According to TIME, tipping started as a punishment as it connects to the racial oppression of the post-Civil War era. Many People of Color filled lower positions, such as barbers and waiters, because they could not get hired in higher jobs. Employers found the loop-hole of tips to pay these workers less. TIME shared this history and explained, “How tipping works today is pretty much the way it has since a New Deal-era solidification of the federal minimum wage for tipped workers.”

“Restaurateurs soon realized that they stood to benefit from the opportunity to subsidize a worker’s pay with guests’ extra money…” Greenspan states. This idea spread throughout the United States due to the money it saved employers, even though many citizens were against the practice. 

Many people still refuse to tip in modern times. One excuse customers often make is that these workers are already receiving compensation, so they do not need tips. Yes, these workers are receiving a salary, but it is not very high. 

The U.S. Department of Labor broke down minimum wage in every state. Arizona's minimum wage for baristas is $7 an hour, with servers’ wage even lower at $2.50 an hour. 

For Arizona, “The State requires employers to pay tipped employees a minimum cash wage above the minimum cash wage required under the federal Fair Labor Standards Act ($2.13/hour),” according to the Department of Labor. 

There is a misconception that people only need to tip restaurant servers. Consumers seem to not realize that hairdressers, chefs and many more occupations accept tips. Many of these workers make under minimum wage to account for tip-wage, but do not receive anywhere near the tips that would subsidize paycheck. 

USA Today looked at the lowest paid jobs in the U.S. The top 12 lowest-paying jobs included different variations of waitresses or hostesses, cooks, fast food workers, maids and laundry workers. These jobs are in high demand, with low pay, because they can be performed by a majority of people. They are hard work, and could even be considered more unrewarding due to low wages and scarce tips. 

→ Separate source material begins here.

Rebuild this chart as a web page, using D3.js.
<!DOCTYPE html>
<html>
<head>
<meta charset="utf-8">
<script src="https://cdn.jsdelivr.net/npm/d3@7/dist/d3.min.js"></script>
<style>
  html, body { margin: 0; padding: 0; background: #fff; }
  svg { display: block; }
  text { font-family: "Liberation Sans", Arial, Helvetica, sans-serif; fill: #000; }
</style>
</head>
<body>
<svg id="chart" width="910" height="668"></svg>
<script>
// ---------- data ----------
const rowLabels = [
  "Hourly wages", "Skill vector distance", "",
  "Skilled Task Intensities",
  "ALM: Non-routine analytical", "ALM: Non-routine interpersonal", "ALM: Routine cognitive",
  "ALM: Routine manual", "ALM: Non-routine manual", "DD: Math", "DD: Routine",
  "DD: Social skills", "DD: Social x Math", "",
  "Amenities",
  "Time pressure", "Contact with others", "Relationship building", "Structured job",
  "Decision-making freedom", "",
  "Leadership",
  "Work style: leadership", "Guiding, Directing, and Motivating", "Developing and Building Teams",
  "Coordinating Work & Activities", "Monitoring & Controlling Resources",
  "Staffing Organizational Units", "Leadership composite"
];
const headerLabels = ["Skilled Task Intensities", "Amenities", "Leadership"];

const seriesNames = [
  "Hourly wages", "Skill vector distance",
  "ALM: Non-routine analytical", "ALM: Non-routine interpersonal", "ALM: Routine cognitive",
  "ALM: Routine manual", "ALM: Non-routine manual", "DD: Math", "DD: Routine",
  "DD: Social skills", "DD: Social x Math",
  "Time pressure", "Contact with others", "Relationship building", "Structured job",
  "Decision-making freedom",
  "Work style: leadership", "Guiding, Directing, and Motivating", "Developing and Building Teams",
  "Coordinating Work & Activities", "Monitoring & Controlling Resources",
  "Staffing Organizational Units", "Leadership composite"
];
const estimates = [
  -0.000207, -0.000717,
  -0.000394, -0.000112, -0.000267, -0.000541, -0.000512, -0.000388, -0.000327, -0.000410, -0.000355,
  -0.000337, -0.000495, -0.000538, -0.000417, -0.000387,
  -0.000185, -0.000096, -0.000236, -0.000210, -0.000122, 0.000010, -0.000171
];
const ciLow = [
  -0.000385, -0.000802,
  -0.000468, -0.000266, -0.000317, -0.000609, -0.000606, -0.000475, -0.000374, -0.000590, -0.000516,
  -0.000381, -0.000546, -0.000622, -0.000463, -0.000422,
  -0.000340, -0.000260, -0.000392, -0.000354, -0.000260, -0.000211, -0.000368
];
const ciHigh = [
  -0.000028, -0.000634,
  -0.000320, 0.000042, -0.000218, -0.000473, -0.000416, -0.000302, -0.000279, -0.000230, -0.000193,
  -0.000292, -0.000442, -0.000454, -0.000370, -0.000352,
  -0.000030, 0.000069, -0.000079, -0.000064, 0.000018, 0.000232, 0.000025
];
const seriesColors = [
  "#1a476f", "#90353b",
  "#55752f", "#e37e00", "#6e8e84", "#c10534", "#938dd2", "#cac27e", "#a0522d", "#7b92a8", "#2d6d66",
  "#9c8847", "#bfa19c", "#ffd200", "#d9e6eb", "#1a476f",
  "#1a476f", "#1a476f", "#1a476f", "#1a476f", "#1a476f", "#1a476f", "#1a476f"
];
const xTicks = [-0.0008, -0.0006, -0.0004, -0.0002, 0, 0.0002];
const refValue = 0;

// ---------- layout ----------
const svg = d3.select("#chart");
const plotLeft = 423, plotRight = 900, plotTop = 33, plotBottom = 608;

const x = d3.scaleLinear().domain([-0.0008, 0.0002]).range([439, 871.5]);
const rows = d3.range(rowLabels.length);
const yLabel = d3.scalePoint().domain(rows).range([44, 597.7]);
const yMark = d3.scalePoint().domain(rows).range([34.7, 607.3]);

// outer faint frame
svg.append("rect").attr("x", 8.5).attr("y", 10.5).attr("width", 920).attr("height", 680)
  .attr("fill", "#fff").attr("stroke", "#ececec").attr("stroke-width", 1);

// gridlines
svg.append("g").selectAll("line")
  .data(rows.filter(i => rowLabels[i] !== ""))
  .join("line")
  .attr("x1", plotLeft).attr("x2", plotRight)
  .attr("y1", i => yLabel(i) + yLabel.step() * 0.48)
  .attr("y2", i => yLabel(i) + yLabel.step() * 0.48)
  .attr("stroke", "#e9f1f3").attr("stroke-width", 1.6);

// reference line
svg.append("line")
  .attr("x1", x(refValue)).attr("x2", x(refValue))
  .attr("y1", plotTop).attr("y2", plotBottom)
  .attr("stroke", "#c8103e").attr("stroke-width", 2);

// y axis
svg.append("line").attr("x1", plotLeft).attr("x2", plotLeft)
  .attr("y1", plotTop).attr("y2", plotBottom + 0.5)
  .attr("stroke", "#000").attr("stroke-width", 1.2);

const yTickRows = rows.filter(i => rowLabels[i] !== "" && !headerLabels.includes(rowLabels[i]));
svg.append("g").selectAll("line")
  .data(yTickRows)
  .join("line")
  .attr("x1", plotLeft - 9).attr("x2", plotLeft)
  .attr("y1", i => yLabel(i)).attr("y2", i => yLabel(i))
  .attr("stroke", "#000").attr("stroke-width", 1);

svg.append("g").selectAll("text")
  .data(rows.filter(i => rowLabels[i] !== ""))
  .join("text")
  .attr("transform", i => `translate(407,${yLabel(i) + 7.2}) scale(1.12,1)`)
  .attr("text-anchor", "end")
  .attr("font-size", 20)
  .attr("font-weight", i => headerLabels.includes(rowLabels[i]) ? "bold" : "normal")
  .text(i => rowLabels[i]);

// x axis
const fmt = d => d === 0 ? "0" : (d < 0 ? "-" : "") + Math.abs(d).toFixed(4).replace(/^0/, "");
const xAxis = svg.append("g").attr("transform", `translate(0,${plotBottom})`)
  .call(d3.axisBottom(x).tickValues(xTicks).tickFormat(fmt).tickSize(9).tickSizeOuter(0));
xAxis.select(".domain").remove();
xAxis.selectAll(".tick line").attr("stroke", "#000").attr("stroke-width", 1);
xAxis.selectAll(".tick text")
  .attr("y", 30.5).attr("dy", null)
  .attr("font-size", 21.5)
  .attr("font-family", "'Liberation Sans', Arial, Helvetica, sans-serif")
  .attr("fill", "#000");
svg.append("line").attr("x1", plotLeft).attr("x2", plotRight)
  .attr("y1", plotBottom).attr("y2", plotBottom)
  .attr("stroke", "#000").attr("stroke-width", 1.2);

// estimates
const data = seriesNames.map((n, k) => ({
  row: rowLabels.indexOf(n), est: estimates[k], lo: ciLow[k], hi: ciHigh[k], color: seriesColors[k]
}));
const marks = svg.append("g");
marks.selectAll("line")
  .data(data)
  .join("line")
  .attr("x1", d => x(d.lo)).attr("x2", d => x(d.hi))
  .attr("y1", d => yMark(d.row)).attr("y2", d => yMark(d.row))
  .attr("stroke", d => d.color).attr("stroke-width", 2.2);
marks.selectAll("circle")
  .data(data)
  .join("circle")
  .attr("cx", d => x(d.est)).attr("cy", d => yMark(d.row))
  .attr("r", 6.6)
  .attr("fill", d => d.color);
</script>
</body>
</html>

One reason someone may not tip to their fullest capacity could be based on the server's performance. If customers do not tip because of a lack of quality service, they should tell the server themselves about their experience. 

Forbes discussed the types of tippers and how tipping should not be a punishment. 

“If you didn't get good service, the tip is not the time to let your server know,” Breslin writes. “Dining out is a negotiation, not a random event. Suffering silently through what you find is not your dream experience and tipping cheaply is passive-aggressive behavior. The art of negotiation means everyone got what they wanted, and part of the responsibility for that is on you.” 

Customers refusing to tip is not the only problem. Many restaurants and chains should pay their workers more. Demos, an organization that focuses on economic justice,discussed the top 10 reasons fast food workers deserve a raise. 

Raising wages would benefit the companies because those that invest more in their workers do better, according to the Education & Labor Committee. These employees are the face of the company in the aspect that they are aware of the demands of the job and customers. They have a right to be paid a fair amount because they cause the success of a company. A raise could provide for the overall good by reducing poverty and inequality. It could spark a ripple effect to push for increased wages for all underpaid workers, while reintroducing the idea of the American Dream.

No matter the service or misconceptions, tipping can make someone's day. Breslin ends her article by sharing her personal experience. 

“But most servers, like I was, work hard and are paid a terrible hourly wage,” Breslin said. “Everything hinges on tips: your mood, your ability to pay your rent, your self-esteem. Sometimes, a great tip turned everything around for me. It was demanding work, trying to figure out what you wanted when sometimes you didn't even look up and see who I was.” 

A line of work that requires tips is not easy, but it is how many get by. Many college students are working these jobs to put themselves through school, and others need these jobs to survive. Customers need to be more aware of the impact they can make by sparing some money to make a service member's day.